You talk about leading with authenticity. What does authentic leadership look like in everyday situations?
Authentic leadership is not oversharing — it’s alignment. It looks like your values matching your actions, even when it’s inconvenient.
Everyday authenticity shows up when:
- You tell the truth kindly instead of managing perceptions,
- You admit what you don’t know without losing authority,
- You take responsibility faster than you assign blame,
- And you lead people as humans, not resources.
Authentic leaders don’t perform a role; they serve a purpose. People can feel the difference.
Many leaders struggle with pressure and burnout. What simple habits can help them move toward peace instead of constant stress?
Peace isn’t a personality trait — it’s a practice. Some simple habits that help:
- Start with God before you start with people. If your first voice each day is crisis, your nervous system never stands a chance.
- Create a “no-meeting margin.” Even 30 minutes of protected space restores clarity.
- End the day with release. A short prayer like, “Lord, I give You today’s outcomes,” prevents stress from moving into tomorrow.

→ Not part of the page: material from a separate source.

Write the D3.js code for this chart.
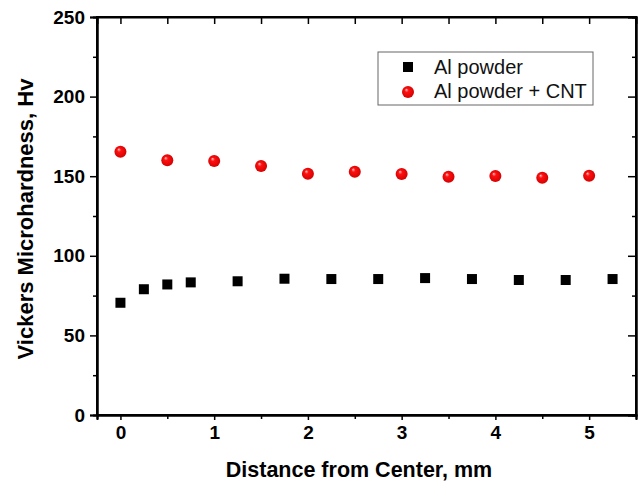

- Do one thing that makes you human again. Walk. Laugh. Eat a meal without multitasking. Burnout thrives when leaders forget they’re people.
The goal isn’t doing less forever. It’s leading from rest, not depletion.
What do you hope readers feel or understand after completing this 31-day journey?
I hope they finish the 31 days feeling accompanied — like they’re not leading alone. I want them to understand that Spirit-led leadership is not mystical or impractical. It’s real, wise, steady leadership rooted in God’s presence.
If they take nothing else, I hope they walk away with this conviction:\
Your leadership is a sacred assignment. God cares about your decisions, your people, and your heart. And you can lead faithfully without losing yourself.
That’s the journey I want for every reader.
Thank you so much, Dr. Linda Cureton, for giving us your precious time! We wish you all the best for your journey ahead!